**SET PROBLEM:** Repeat every line exactly, keeping the pictures out of the copy.

────────────────────────────────────────

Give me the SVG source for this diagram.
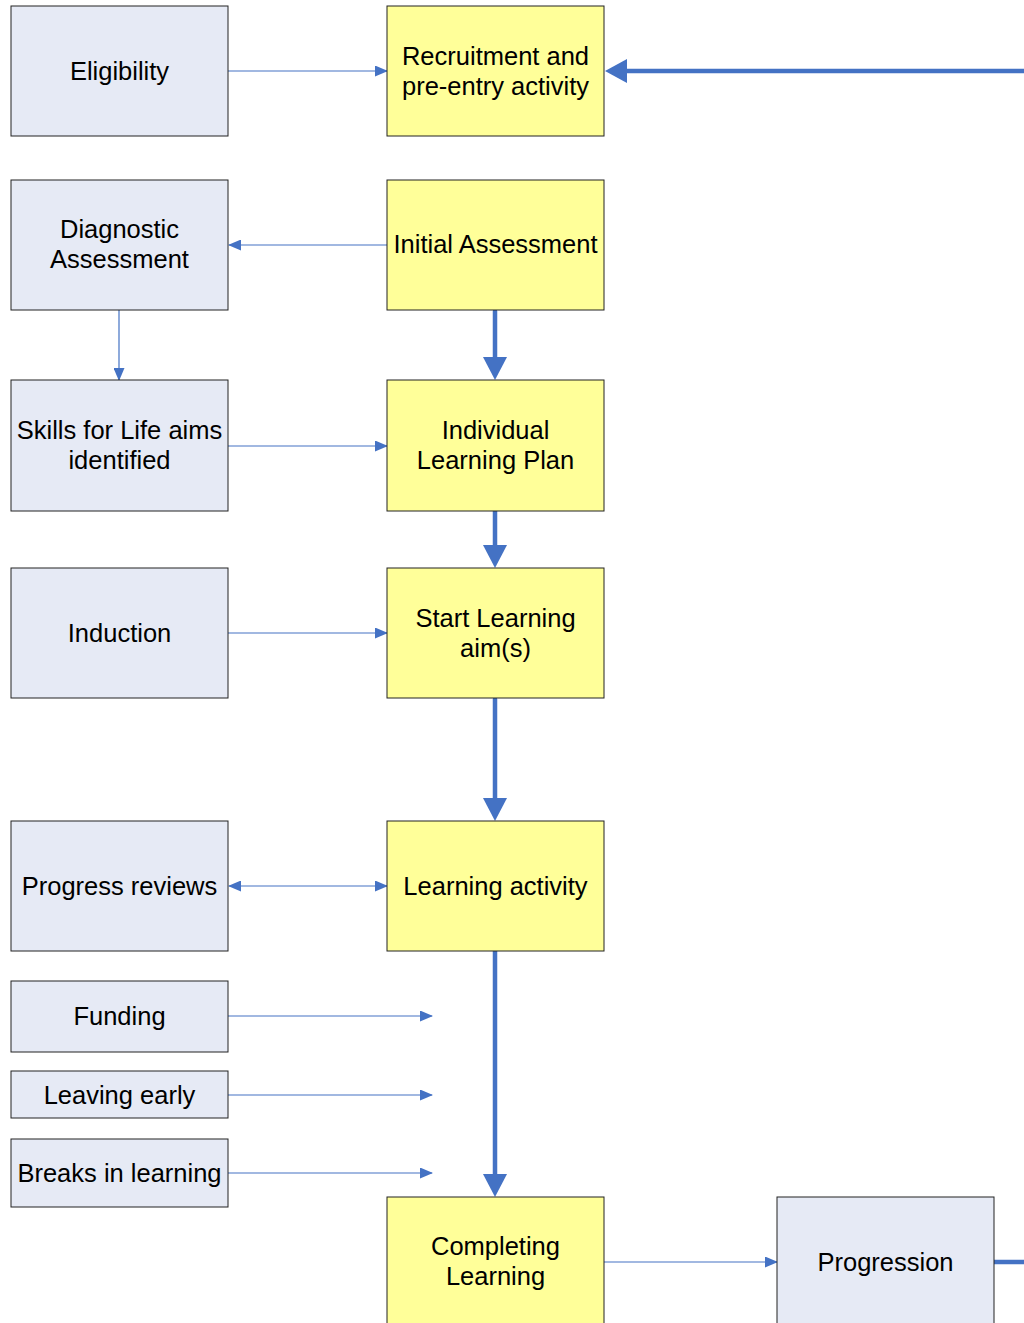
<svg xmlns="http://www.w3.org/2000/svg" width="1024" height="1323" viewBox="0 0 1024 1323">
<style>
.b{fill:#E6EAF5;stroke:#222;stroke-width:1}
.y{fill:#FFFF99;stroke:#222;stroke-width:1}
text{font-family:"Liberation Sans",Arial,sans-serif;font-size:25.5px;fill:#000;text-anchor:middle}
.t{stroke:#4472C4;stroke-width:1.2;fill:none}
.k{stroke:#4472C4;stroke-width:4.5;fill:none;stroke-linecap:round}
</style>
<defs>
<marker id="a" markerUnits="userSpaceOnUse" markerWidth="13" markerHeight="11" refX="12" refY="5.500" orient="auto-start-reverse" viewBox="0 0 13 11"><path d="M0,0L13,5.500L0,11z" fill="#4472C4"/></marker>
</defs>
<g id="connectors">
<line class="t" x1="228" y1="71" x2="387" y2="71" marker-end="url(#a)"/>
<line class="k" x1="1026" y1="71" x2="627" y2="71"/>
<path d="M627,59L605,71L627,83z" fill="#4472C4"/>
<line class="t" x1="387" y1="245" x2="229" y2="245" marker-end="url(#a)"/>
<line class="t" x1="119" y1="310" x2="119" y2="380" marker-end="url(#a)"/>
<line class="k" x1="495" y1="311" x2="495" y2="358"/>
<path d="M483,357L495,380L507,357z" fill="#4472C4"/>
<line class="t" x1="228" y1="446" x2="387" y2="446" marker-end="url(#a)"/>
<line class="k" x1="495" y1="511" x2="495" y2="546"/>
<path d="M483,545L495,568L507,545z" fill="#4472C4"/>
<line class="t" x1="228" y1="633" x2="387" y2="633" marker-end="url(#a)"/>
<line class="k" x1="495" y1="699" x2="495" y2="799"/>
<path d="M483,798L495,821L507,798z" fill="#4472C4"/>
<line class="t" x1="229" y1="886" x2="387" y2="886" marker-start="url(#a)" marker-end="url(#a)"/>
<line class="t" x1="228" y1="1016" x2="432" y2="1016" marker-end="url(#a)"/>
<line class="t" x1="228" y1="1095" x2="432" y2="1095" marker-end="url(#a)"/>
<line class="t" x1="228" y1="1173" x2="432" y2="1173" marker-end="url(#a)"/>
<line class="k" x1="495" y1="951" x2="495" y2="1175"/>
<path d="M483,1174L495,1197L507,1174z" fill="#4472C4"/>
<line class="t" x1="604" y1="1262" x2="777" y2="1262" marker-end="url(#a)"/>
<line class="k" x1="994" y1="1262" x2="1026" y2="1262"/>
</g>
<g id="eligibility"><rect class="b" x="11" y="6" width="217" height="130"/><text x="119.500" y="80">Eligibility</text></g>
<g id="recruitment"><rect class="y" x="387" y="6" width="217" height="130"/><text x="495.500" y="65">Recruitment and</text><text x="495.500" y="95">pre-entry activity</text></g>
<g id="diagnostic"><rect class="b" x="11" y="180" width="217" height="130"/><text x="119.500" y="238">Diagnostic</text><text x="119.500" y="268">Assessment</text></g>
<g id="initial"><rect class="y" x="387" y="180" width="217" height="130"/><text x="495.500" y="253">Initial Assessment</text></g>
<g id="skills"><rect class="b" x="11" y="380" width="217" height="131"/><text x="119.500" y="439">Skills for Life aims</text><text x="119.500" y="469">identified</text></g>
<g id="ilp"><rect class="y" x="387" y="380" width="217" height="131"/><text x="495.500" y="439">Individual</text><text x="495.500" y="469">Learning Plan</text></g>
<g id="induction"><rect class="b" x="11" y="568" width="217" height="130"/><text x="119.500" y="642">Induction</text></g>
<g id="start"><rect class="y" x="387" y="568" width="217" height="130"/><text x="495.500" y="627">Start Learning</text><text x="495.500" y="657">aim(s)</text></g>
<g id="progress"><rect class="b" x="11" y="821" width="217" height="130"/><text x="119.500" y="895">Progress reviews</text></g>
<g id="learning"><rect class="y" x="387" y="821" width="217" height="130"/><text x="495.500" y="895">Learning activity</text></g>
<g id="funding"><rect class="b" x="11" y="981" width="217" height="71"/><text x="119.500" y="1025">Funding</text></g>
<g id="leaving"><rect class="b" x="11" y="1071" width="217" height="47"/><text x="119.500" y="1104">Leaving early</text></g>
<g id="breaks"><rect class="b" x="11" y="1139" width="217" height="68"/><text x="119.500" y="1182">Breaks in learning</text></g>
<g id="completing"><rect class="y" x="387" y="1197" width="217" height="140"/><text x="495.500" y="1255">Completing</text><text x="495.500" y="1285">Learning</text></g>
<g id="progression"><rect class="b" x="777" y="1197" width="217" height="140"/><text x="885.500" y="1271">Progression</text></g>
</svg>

────────────────────────────────────────

**FULL ANSWER:**
Give me the SVG source for this diagram.
<svg xmlns="http://www.w3.org/2000/svg" width="1024" height="1323" viewBox="0 0 1024 1323">
<style>
.b{fill:#E6EAF5;stroke:#222;stroke-width:1}
.y{fill:#FFFF99;stroke:#222;stroke-width:1}
text{font-family:"Liberation Sans",Arial,sans-serif;font-size:25.5px;fill:#000;text-anchor:middle}
.t{stroke:#4472C4;stroke-width:1.2;fill:none}
.k{stroke:#4472C4;stroke-width:4.5;fill:none;stroke-linecap:round}
</style>
<defs>
<marker id="a" markerUnits="userSpaceOnUse" markerWidth="13" markerHeight="11" refX="12" refY="5.500" orient="auto-start-reverse" viewBox="0 0 13 11"><path d="M0,0L13,5.500L0,11z" fill="#4472C4"/></marker>
</defs>
<g id="connectors">
<line class="t" x1="228" y1="71" x2="387" y2="71" marker-end="url(#a)"/>
<line class="k" x1="1026" y1="71" x2="627" y2="71"/>
<path d="M627,59L605,71L627,83z" fill="#4472C4"/>
<line class="t" x1="387" y1="245" x2="229" y2="245" marker-end="url(#a)"/>
<line class="t" x1="119" y1="310" x2="119" y2="380" marker-end="url(#a)"/>
<line class="k" x1="495" y1="311" x2="495" y2="358"/>
<path d="M483,357L495,380L507,357z" fill="#4472C4"/>
<line class="t" x1="228" y1="446" x2="387" y2="446" marker-end="url(#a)"/>
<line class="k" x1="495" y1="511" x2="495" y2="546"/>
<path d="M483,545L495,568L507,545z" fill="#4472C4"/>
<line class="t" x1="228" y1="633" x2="387" y2="633" marker-end="url(#a)"/>
<line class="k" x1="495" y1="699" x2="495" y2="799"/>
<path d="M483,798L495,821L507,798z" fill="#4472C4"/>
<line class="t" x1="229" y1="886" x2="387" y2="886" marker-start="url(#a)" marker-end="url(#a)"/>
<line class="t" x1="228" y1="1016" x2="432" y2="1016" marker-end="url(#a)"/>
<line class="t" x1="228" y1="1095" x2="432" y2="1095" marker-end="url(#a)"/>
<line class="t" x1="228" y1="1173" x2="432" y2="1173" marker-end="url(#a)"/>
<line class="k" x1="495" y1="951" x2="495" y2="1175"/>
<path d="M483,1174L495,1197L507,1174z" fill="#4472C4"/>
<line class="t" x1="604" y1="1262" x2="777" y2="1262" marker-end="url(#a)"/>
<line class="k" x1="994" y1="1262" x2="1026" y2="1262"/>
</g>
<g id="eligibility"><rect class="b" x="11" y="6" width="217" height="130"/><text x="119.500" y="80">Eligibility</text></g>
<g id="recruitment"><rect class="y" x="387" y="6" width="217" height="130"/><text x="495.500" y="65">Recruitment and</text><text x="495.500" y="95">pre-entry activity</text></g>
<g id="diagnostic"><rect class="b" x="11" y="180" width="217" height="130"/><text x="119.500" y="238">Diagnostic</text><text x="119.500" y="268">Assessment</text></g>
<g id="initial"><rect class="y" x="387" y="180" width="217" height="130"/><text x="495.500" y="253">Initial Assessment</text></g>
<g id="skills"><rect class="b" x="11" y="380" width="217" height="131"/><text x="119.500" y="439">Skills for Life aims</text><text x="119.500" y="469">identified</text></g>
<g id="ilp"><rect class="y" x="387" y="380" width="217" height="131"/><text x="495.500" y="439">Individual</text><text x="495.500" y="469">Learning Plan</text></g>
<g id="induction"><rect class="b" x="11" y="568" width="217" height="130"/><text x="119.500" y="642">Induction</text></g>
<g id="start"><rect class="y" x="387" y="568" width="217" height="130"/><text x="495.500" y="627">Start Learning</text><text x="495.500" y="657">aim(s)</text></g>
<g id="progress"><rect class="b" x="11" y="821" width="217" height="130"/><text x="119.500" y="895">Progress reviews</text></g>
<g id="learning"><rect class="y" x="387" y="821" width="217" height="130"/><text x="495.500" y="895">Learning activity</text></g>
<g id="funding"><rect class="b" x="11" y="981" width="217" height="71"/><text x="119.500" y="1025">Funding</text></g>
<g id="leaving"><rect class="b" x="11" y="1071" width="217" height="47"/><text x="119.500" y="1104">Leaving early</text></g>
<g id="breaks"><rect class="b" x="11" y="1139" width="217" height="68"/><text x="119.500" y="1182">Breaks in learning</text></g>
<g id="completing"><rect class="y" x="387" y="1197" width="217" height="140"/><text x="495.500" y="1255">Completing</text><text x="495.500" y="1285">Learning</text></g>
<g id="progression"><rect class="b" x="777" y="1197" width="217" height="140"/><text x="885.500" y="1271">Progression</text></g>
</svg>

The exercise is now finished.